**Records to use**
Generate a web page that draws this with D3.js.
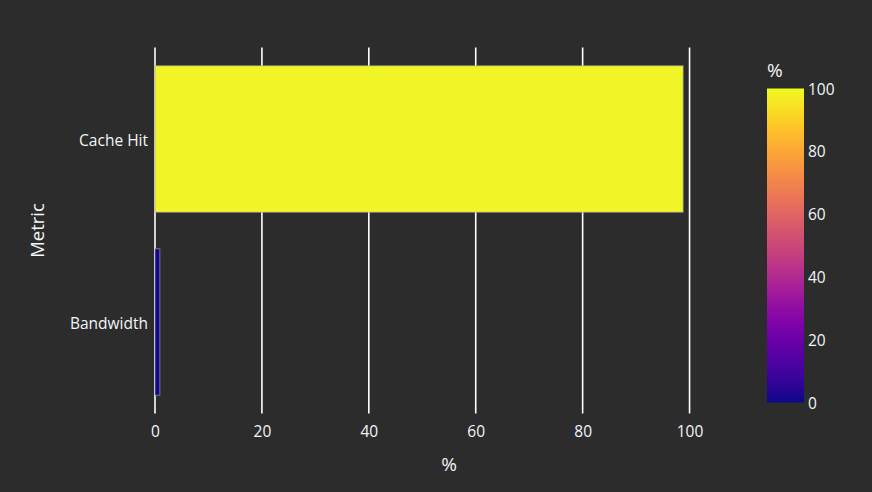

==

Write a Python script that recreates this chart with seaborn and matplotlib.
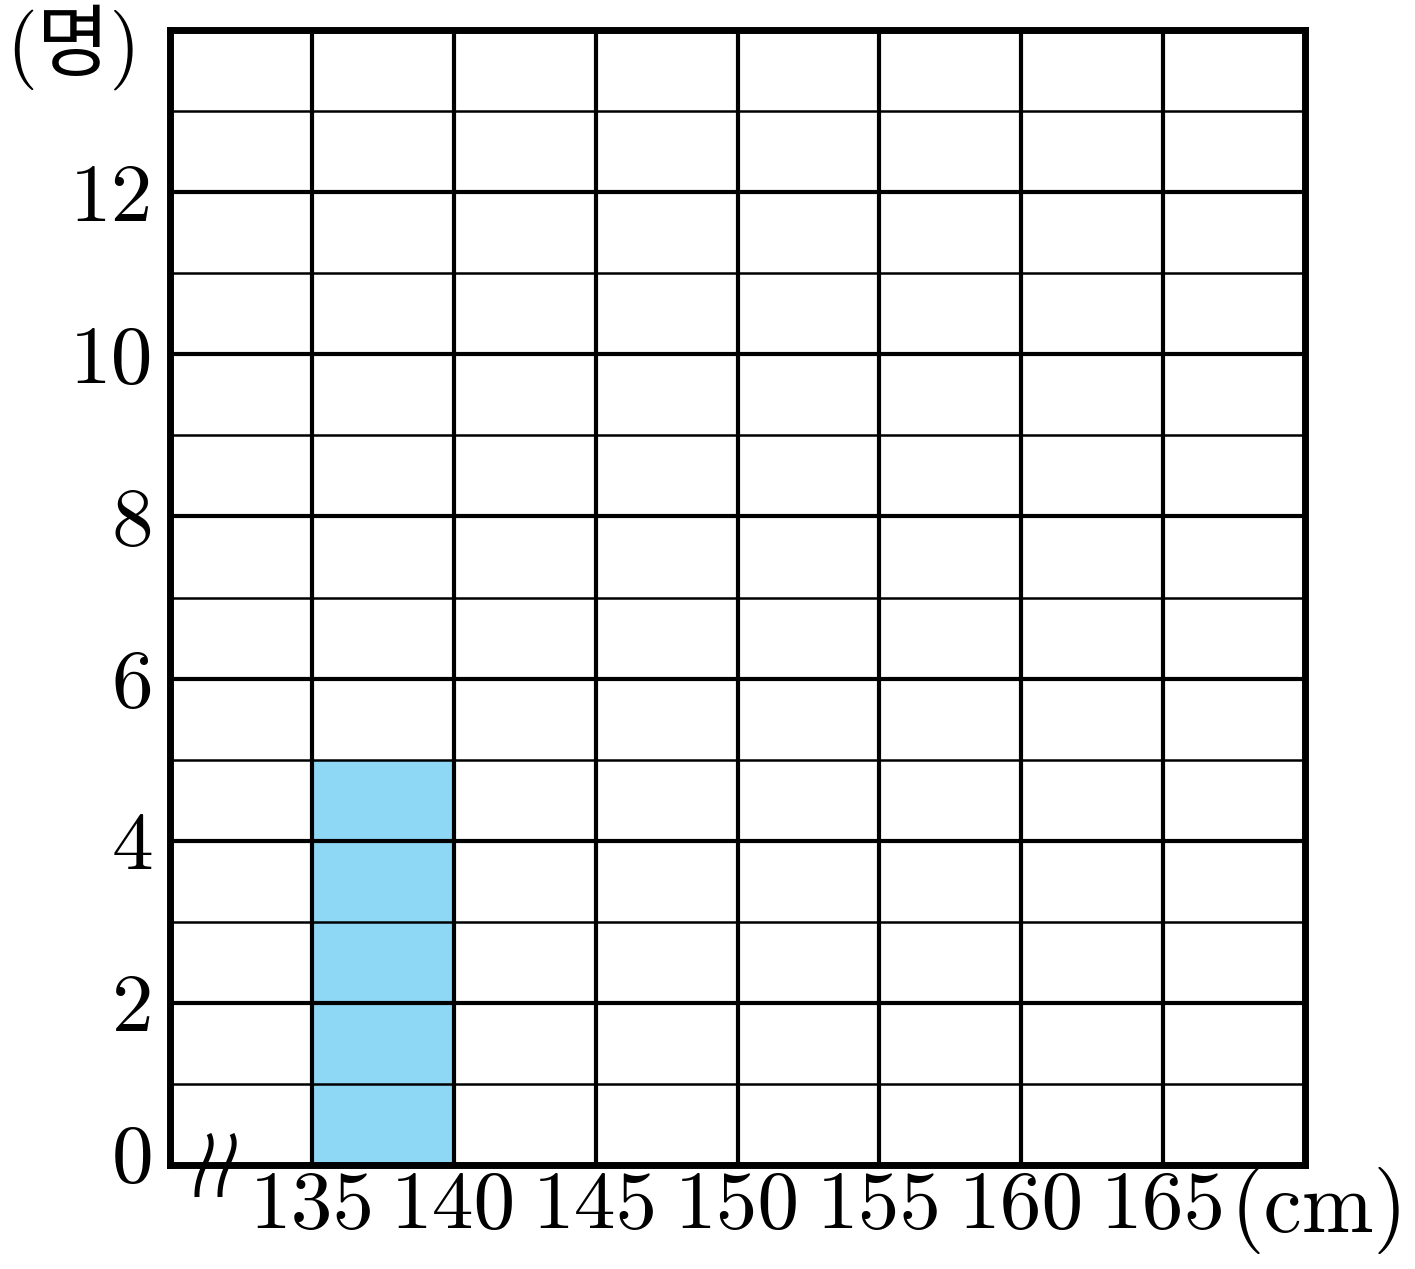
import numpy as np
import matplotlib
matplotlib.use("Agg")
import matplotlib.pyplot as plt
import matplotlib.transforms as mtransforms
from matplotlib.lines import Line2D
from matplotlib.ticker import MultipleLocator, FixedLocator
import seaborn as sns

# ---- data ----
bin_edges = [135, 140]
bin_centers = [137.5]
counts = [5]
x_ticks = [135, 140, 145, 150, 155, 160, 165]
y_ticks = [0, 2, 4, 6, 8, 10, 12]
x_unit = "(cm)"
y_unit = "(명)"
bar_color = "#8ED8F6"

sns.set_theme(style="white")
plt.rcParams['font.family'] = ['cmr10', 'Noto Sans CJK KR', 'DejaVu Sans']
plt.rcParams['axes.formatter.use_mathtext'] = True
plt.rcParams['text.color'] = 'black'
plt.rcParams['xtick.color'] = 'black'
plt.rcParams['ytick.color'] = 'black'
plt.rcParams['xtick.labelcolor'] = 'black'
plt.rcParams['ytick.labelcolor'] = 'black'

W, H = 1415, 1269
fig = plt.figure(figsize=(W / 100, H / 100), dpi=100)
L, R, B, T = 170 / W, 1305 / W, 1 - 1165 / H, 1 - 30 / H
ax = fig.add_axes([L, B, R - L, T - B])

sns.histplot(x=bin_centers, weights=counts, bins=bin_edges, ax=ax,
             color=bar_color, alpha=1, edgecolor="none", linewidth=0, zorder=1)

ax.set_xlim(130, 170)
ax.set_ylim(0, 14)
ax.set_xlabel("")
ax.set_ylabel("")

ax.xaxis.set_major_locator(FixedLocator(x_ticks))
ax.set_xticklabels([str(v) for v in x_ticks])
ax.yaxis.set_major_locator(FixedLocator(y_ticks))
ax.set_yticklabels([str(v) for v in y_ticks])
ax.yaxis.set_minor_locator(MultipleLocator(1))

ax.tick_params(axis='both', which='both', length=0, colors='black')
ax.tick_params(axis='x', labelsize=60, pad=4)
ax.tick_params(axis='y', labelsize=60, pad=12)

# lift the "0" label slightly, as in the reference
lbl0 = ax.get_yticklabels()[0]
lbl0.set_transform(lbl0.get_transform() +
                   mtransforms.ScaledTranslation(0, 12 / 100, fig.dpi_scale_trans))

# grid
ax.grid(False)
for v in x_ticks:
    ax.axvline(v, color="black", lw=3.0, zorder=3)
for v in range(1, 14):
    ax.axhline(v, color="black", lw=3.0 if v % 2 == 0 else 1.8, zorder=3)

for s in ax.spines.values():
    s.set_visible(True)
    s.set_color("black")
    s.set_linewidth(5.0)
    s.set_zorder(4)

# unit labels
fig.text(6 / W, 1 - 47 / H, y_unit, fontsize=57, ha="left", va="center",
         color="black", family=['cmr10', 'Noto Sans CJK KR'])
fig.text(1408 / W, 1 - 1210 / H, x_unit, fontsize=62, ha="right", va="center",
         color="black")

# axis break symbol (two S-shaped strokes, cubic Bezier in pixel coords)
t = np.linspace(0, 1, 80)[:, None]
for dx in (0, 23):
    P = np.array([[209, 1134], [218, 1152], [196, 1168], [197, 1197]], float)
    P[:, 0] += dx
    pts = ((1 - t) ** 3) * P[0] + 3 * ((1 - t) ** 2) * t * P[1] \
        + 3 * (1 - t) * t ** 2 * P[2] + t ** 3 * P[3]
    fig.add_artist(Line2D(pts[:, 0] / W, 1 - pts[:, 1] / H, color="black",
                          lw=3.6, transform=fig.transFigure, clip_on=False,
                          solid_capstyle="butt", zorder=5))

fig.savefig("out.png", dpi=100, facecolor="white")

**Exercise**
Copy out the listing above from the line containing "Write a Python" to the line containing "import seaborn as sns", both included, exactly as written and minus the images.

**The result**
Write a Python script that recreates this chart with seaborn and matplotlib.
import numpy as np
import matplotlib
matplotlib.use("Agg")
import matplotlib.pyplot as plt
import matplotlib.transforms as mtransforms
from matplotlib.lines import Line2D
from matplotlib.ticker import MultipleLocator, FixedLocator
import seaborn as sns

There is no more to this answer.